Stored data start
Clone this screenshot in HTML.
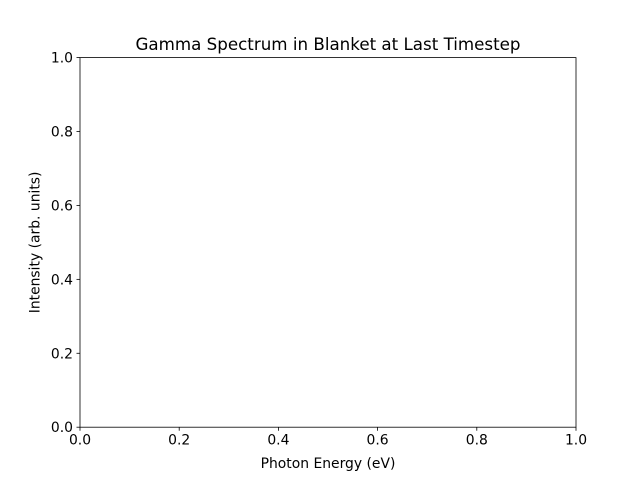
<!DOCTYPE html>
<html><head><meta charset="utf-8"><style>
html,body{margin:0;padding:0;background:#fff;}
svg{display:block;font-family:"DejaVu Sans","Liberation Sans",sans-serif;}
</style></head><body>
<svg id="chart" width="640" height="480" viewBox="0 0 640 480">
<rect x="0" y="0" width="640" height="480" fill="#fff"/>
<text x="328" y="50" font-size="16.7" text-anchor="middle" fill="#000">Gamma Spectrum in Blanket at Last Timestep</text>
<text x="328" y="468" font-size="13.9" text-anchor="middle" fill="#000">Photon Energy (eV)</text>
<text x="0" y="0" font-size="13.9" text-anchor="middle" fill="#000" transform="translate(39.5,242.4) rotate(-90)">Intensity (arb. units)</text>
<g id="xticks"></g>
<g id="yticks"></g>
<rect x="80" y="57.6" width="496" height="369.6" fill="none" stroke="#000" stroke-width="0.8"/>
</svg>
<script>
const xTicks = [0.0, 0.2, 0.4, 0.6, 0.8, 1.0];
const yTicks = [0.0, 0.2, 0.4, 0.6, 0.8, 1.0];
const xDomain = [0, 1];
const yDomain = [0, 1];
const L = 80, R = 576, T = 57.6, B = 427.2;
function xScale(v){ return L + (v - xDomain[0]) / (xDomain[1] - xDomain[0]) * (R - L); }
function yScale(v){ return B - (v - yDomain[0]) / (yDomain[1] - yDomain[0]) * (B - T); }
const NS = "http://www.w3.org/2000/svg";
const xg = document.getElementById('xticks');
const yg = document.getElementById('yticks');
xTicks.forEach(v => {
  const x = xScale(v);
  const ln = document.createElementNS(NS, 'line');
  ln.setAttribute('x1', x); ln.setAttribute('x2', x);
  ln.setAttribute('y1', B); ln.setAttribute('y2', B + 3.5);
  ln.setAttribute('stroke', '#000'); ln.setAttribute('stroke-width', '0.8');
  
  
  xg.appendChild(ln);
  const t = document.createElementNS(NS, 'text');
  t.setAttribute('x', x); t.setAttribute('y', B + 17.5);
  t.setAttribute('font-size', '13.9'); t.setAttribute('text-anchor', 'middle');
  t.textContent = v.toFixed(1);
  
  
  xg.appendChild(t);
});
yTicks.forEach(v => {
  const y = yScale(v);
  const ln = document.createElementNS(NS, 'line');
  ln.setAttribute('x1', L - 3.5); ln.setAttribute('x2', L);
  ln.setAttribute('y1', y); ln.setAttribute('y2', y);
  ln.setAttribute('stroke', '#000'); ln.setAttribute('stroke-width', '0.8');
  
  
  yg.appendChild(ln);
  const t = document.createElementNS(NS, 'text');
  t.setAttribute('x', L - 7); t.setAttribute('y', y + 5);
  t.setAttribute('font-size', '13.9'); t.setAttribute('text-anchor', 'end');
  t.textContent = v.toFixed(1);
  
  
  yg.appendChild(t);
});
</script>
</body></html>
Stored data end
### Task goal
From the data above, write out everything exactly except the pictures.

### Reply
Clone this screenshot in HTML.
<!DOCTYPE html>
<html><head><meta charset="utf-8"><style>
html,body{margin:0;padding:0;background:#fff;}
svg{display:block;font-family:"DejaVu Sans","Liberation Sans",sans-serif;}
</style></head><body>
<svg id="chart" width="640" height="480" viewBox="0 0 640 480">
<rect x="0" y="0" width="640" height="480" fill="#fff"/>
<text x="328" y="50" font-size="16.7" text-anchor="middle" fill="#000">Gamma Spectrum in Blanket at Last Timestep</text>
<text x="328" y="468" font-size="13.9" text-anchor="middle" fill="#000">Photon Energy (eV)</text>
<text x="0" y="0" font-size="13.9" text-anchor="middle" fill="#000" transform="translate(39.5,242.4) rotate(-90)">Intensity (arb. units)</text>
<g id="xticks"></g>
<g id="yticks"></g>
<rect x="80" y="57.6" width="496" height="369.6" fill="none" stroke="#000" stroke-width="0.8"/>
</svg>
<script>
const xTicks = [0.0, 0.2, 0.4, 0.6, 0.8, 1.0];
const yTicks = [0.0, 0.2, 0.4, 0.6, 0.8, 1.0];
const xDomain = [0, 1];
const yDomain = [0, 1];
const L = 80, R = 576, T = 57.6, B = 427.2;
function xScale(v){ return L + (v - xDomain[0]) / (xDomain[1] - xDomain[0]) * (R - L); }
function yScale(v){ return B - (v - yDomain[0]) / (yDomain[1] - yDomain[0]) * (B - T); }
const NS = "http://www.w3.org/2000/svg";
const xg = document.getElementById('xticks');
const yg = document.getElementById('yticks');
xTicks.forEach(v => {
  const x = xScale(v);
  const ln = document.createElementNS(NS, 'line');
  ln.setAttribute('x1', x); ln.setAttribute('x2', x);
  ln.setAttribute('y1', B); ln.setAttribute('y2', B + 3.5);
  ln.setAttribute('stroke', '#000'); ln.setAttribute('stroke-width', '0.8');
  
  
  xg.appendChild(ln);
  const t = document.createElementNS(NS, 'text');
  t.setAttribute('x', x); t.setAttribute('y', B + 17.5);
  t.setAttribute('font-size', '13.9'); t.setAttribute('text-anchor', 'middle');
  t.textContent = v.toFixed(1);
  
  
  xg.appendChild(t);
});
yTicks.forEach(v => {
  const y = yScale(v);
  const ln = document.createElementNS(NS, 'line');
  ln.setAttribute('x1', L - 3.5); ln.setAttribute('x2', L);
  ln.setAttribute('y1', y); ln.setAttribute('y2', y);
  ln.setAttribute('stroke', '#000'); ln.setAttribute('stroke-width', '0.8');
  
  
  yg.appendChild(ln);
  const t = document.createElementNS(NS, 'text');
  t.setAttribute('x', L - 7); t.setAttribute('y', y + 5);
  t.setAttribute('font-size', '13.9'); t.setAttribute('text-anchor', 'end');
  t.textContent = v.toFixed(1);
  
  
  yg.appendChild(t);
});
</script>
</body></html>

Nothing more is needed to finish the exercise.